Besides the trailhead in Johnson/Iorio Park, you can access the other end of the Yellow Trail from a tiny parking area at the spot where Mack’s Lane makes a sharp bend to the right, less than a quarter-mile from Route 9W. (It’s worth noting that neither way into Franny Reese State Park offers sanitary facilities of any kind, so plan your pit stop in advance; the Walkway entrance does have composting toilets, but no public water except for thirsty dogs.) Mack’s Lane is the road just south of the Highland hamlet that accesses the Wingate at Ulster nursing home; on the west side of 9W it becomes Chapel Hill Road, familiar to many New Paltz folks as the “back way” from Route 44/55 to 9W south of the Mid-Hudson Bridge.
And so the pieces are falling into place, one by one, for Highland to become a walkers’ destination to rival the Gunks or the Catskills.
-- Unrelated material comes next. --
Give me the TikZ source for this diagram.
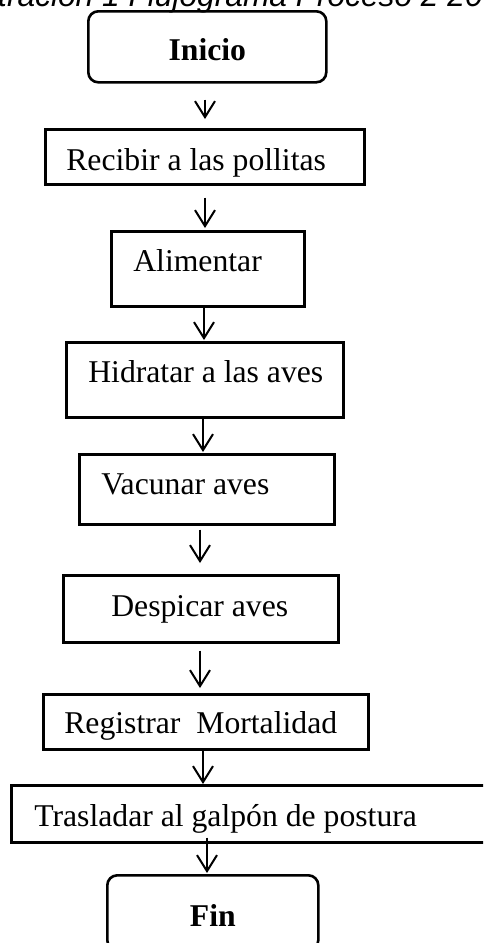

Why wait? You can download a map of Franny Reese State Park and its access points on the Scenic Hudson website at www.scenichudson.org/whatyoucando/visitourparks/frannyreese. The Wallkill Valley Rail Trail website at www.hudsonvalleyrailtrail.net/about is a little bit behind the times, and the trail map that it offers appears to depict a parking lot on Vineyard Avenue, which does not exist; but the site does offer some useful background and links. Also pay a visit to www.townoflloyd.com/pdf/cedarglen.robertsestate.pdf for more details about the history of Cedar Glen. Happy trails!